When affiant started Clark let him have one [Roane] pony five or six years old to ride away with his mother and an old saddle and bridle worth in all not exceeding $32 or 40. Clark never let affiant have any of the property or money of said estate except the pony, bridle, saddle, noit even money to bear affiant's expenses home. Nor did affiant believe Clark ever accounted to affiant's said sisters for one cent of the proceeds of the property of said estate. Nor has he to the knowledge of affiant ever accounted in any way for said property” (Bird Tail Doublehead, June 21, 1838). Based on Bird Tail Doublehead’s testimony, it appears that Thomas Norris Clark, the white founder of Kingston, Tennessee, got Postman and some of Doublehead’s horses at Muscle Shoals.
In addition, there was an affidavit given by Doublehead’s niece, Catherine Pumpkin Boy Spencer, who lived for some 12 years at the Muscle Shoals home of Doublehead. On June 8, 1838, she gave a sworn testimony on Doublehead’s estate. A portion of the affidavit given below is another description of Doublehead’s herd of horses: “There were 30 head of cows and calves worth $12.00 each--$360.00 and about 100 head of fine stock cattle, big and sturdy heifers all worth 5 to 8 dollars each $650.00 one fine stud horse at home worth as the people said $700.00 and one other stud horse (Postman) at South West Point said by the people to be worth $1,000.00 and there were 8 other fine mares and geldings bought of Rik=e=ti=yah = John Christy’s mother worth $100 each -- $800.00 and nine other head of common draw horses and colts worth about 50 or 60 dollars each, say 55 on an average $495.00 and five good horses called first rate and worth $500.00 Doublehead paid a fine negro named Mary for the 8 bought of John Christy’s mother with a view to increase his stock of horses, and that negro was not any of those housed here==this John Christy has gone to Sekausas”(Catherine Pumpkin Boy Spencer, June 8, 1838).
During the Chickamauga War, Doublehead stole a lot of horses on his raids into the Cumberland settlements. During the war, over 2,000 horses were reported stolen by Doublehead’s Chickamauga warriors. The following is a funny account of one battle where the Chickamauga lost the battle because of horses and dogs:
April 1, 1781—About 400 Chickamauga, most of the Lower Cherokee faction, set an ambush around the fort. The next morning, three Indians were sent out as decoys to lure the armed men out of the fort. The plan worked to perfection when about 20 of the settlers rode their horses out of the fort and chased the Indians into the ambush they had set. As the settlers dismounted, they were surrounded by hundreds of Indians. Captain James Leiper, Peter Gill, Alex Buchanan, John Kesenger, Zachariah White, George Kennedy, and John Kennedy were killed. Kasper Mansker, James Manifee, Joseph Moonshaw, Isaac Lucas, and Edward Swanson were wounded.

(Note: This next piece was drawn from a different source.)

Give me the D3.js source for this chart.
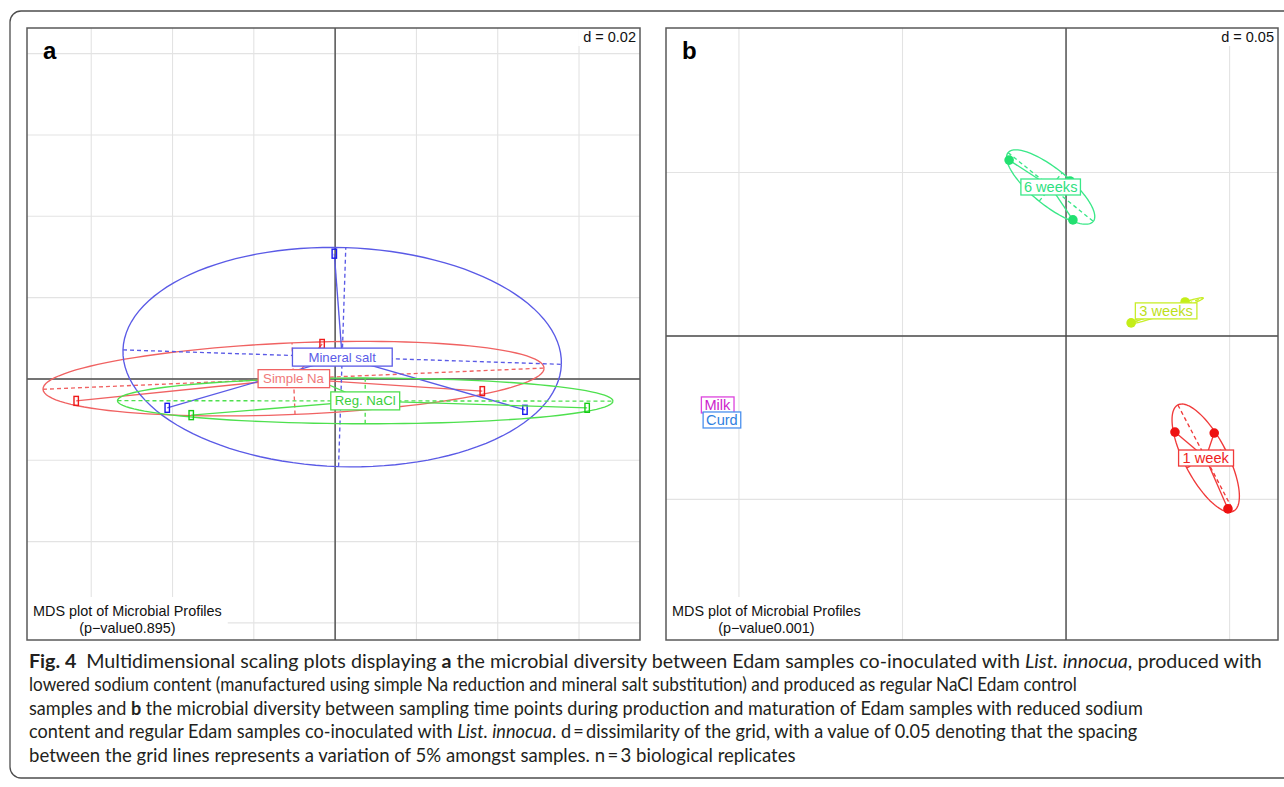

Fort Nashborough Historic Marker
Two things allowed most of the men to make it back to the fort. First, the settler horses spooked and many Indians tried to catch the animals. Second, Mrs. Robertson turned loose some 50 vicious dogs which attacked the Indians with such force they became overwhelmed. Mrs. Robertson later said, “Thank God that he had given Indians a love of horses and a fear of dogs”.